Rise in claims severity places a heavy burden on the insurance industry

Insurance News

By Alicja Grzadkowska

Major corporations and their insurers should be shaking in their boots when it comes to their casualty insurance. The severity of claims related to large corporate risks (LCR) has increased in the past decade, and not by an insignificant degree.

“Over a four-year period (from 2014 to 2018), if you take just a swathe of the largest 200 claims that usually fall in that line of business, we saw it doubling in the average severity,” said Mike Hudzik (pictured), managing director and head of casualty underwriting in the US and Canada for Swiss Re. “That’s an unprecedented change.”

The key driver of severity in excess liability claims is the courtroom, where large corporations are often the targets of higher-than-normal awards, in part due to the influence of younger generations on juries who tend to support bigger judgments.

“We see the same thing with the impact of juries on general liability and product liability. If somebody gets injured in an automobile accident, there is this risk for greater severity because of what’s happening in juries, but it’s the same thing if somebody is injured by a product,” explained Hudzik. “Anyone with the label of a Fortune 1000 company is immediately in the crosshairs of people who want to go after deep pockets to make somebody whole.”

The rise in anti-corporate sentiment dates back to the financial crisis, when many people were angry with larger organizations.

“We saw all kinds of movements – [such as] Occupy Wall Street – and that had an impact in the courtroom on jurors,” explained Hudzik. “All of these factors together are causing lawsuit verdicts to be much higher than they had been before.”

While there’s no doubt that there’s a propensity for large corporate risks to pay more than other risks, there is something that insurance companies can do to manage their exposure.

“Because those large corporate risks tend to buy very large sums of liability insurance that could be up to a billion or over a billion dollars, the first thing that happens in courtrooms is the plaintiff’s attorneys ask how much insurance does this entity have, and that immediately becomes a target for the aspiration of what the award target is,” said Hudzik.

“In order for us to better underwrite and understand how much of that exposure we have, we need quite granular information from clients so that we can first of all, match their portfolio up with other portfolios that we have and determine where the most exposure is, and [then determine] what underwriting steps we need to take to minimize or mitigate our exposure to the best of our ability.”

As insurers build relationships with large corporations, they have many different lines of business with them, so they can somewhat offset their risk on the excess liability side by providing them with other lines of business that they may not reinsure. However, that puts reinsurers at a disadvantage. Hudzik has made it his personal crusade to make sure that clients understand just how much exposure they have and why it creates stress across the industry, including in their reinsurance program.

“We’ve been quite successful and we’ve already begun to get more data from our clients, but it’s a journey and we’re only in the first part of the journey at this point,” he told Insurance Business. “What we really need to have is full transparency going forward as to every aspect of each policy they have for these large corporate risks, and that can help us tremendously for our own underwriting, but also to feed back to clients, and say, ‘you are overweight compared to others and you might want to rethink how you do this business’.”

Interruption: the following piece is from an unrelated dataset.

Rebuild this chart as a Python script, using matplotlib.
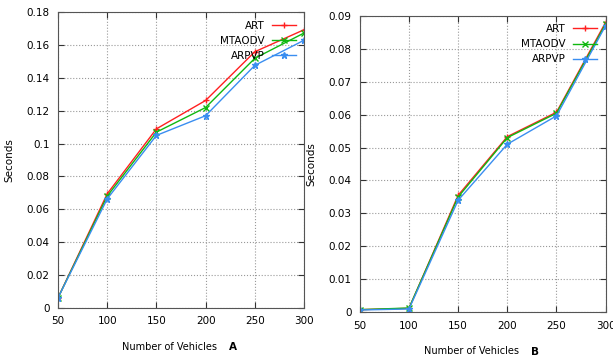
from matplotlib import pyplot as plt
import numpy as np

plt.rcParams['font.family'] = ['Liberation Sans Narrow', 'DejaVu Sans']

vehicles = [50, 100, 150, 200, 250, 300]

# panel A
art_a = [0.006, 0.0694, 0.109, 0.1263, 0.156, 0.1694]
mtaodv_a = [0.006, 0.068, 0.107, 0.122, 0.152, 0.1674]
arpvp_a = [0.006, 0.0663, 0.105, 0.117, 0.1477, 0.163]

# panel B
art_b = [0.0008, 0.0012, 0.0355, 0.0533, 0.0607, 0.088]
mtaodv_b = [0.0008, 0.0013, 0.035, 0.053, 0.0604, 0.0875]
arpvp_b = [0.0007, 0.0010, 0.034, 0.051, 0.0596, 0.087]

labels = ['ART', 'MTAODV', 'ARPVP']
colors = ['#ff2020', '#10b810', '#3a8ef0']
markers = ['+', 'x', '*']

fs = 7.5

fig = plt.figure(figsize=(6.13, 3.63), dpi=100)
ax1 = fig.add_axes([0.0946, 0.1523, 0.4014, 0.8137])
ax2 = fig.add_axes([0.587, 0.1397, 0.401, 0.8171])

def draw(ax, series, ymax, ystep, letter):
	for s, lab, c, m in zip(series, labels, colors, markers):
		ax.plot(vehicles, s, color=c, marker=m, markersize=5, linewidth=1, label=lab)
	ax.set_xlim(50, 300)
	ax.set_ylim(0, ymax)
	ax.set_xticks(vehicles)
	ax.set_yticks(np.arange(0, ymax + ystep / 2, ystep))
	ax.set_yticklabels(['0'] + ['%g' % v for v in np.arange(ystep, ymax + ystep / 2, ystep)])
	ax.grid(True, linestyle=':', color='#999999', linewidth=0.8)
	ax.tick_params(direction='in', top=True, right=True, labelsize=fs, length=4, color='#333333', pad=6)
	for sp in ax.spines.values():
		sp.set_color('#555555')
	ax.set_ylabel('Seconds', fontsize=fs, labelpad=9)
	ax.set_xlabel('Number of Vehicles', fontsize=7)
	ax.xaxis.set_label_coords(0.455, -0.115)
	ax.text(0.695, -0.133, letter, transform=ax.transAxes, fontsize=fs, fontweight='bold', ha='left', va='center')
	ax.legend(loc='upper right', frameon=False, markerfirst=False, fontsize=fs,
		handlelength=2.3, labelspacing=0.5, borderaxespad=0.4, handletextpad=0.7)

draw(ax1, [art_a, mtaodv_a, arpvp_a], 0.18, 0.02, 'A')
draw(ax2, [art_b, mtaodv_b, arpvp_b], 0.09, 0.01, 'B')

fig.savefig('out.png', dpi=100)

Hudzik also wants stakeholders in the insurance industry to know that reinsurers are not asking for more information so that they can raise prices necessarily.

“We’re just looking to get enough information so that we can get to the most appropriate price,” he said. “There’s often a bunch of excuses why certain information isn’t available or can’t be provided, and we need to stop with those excuses. We’re in a new age now where data pretty much drives all industries, and we just need more transparency. My big ask to the industry is to let’s be more transparent with each other and then the market will steer prices to where they need to go."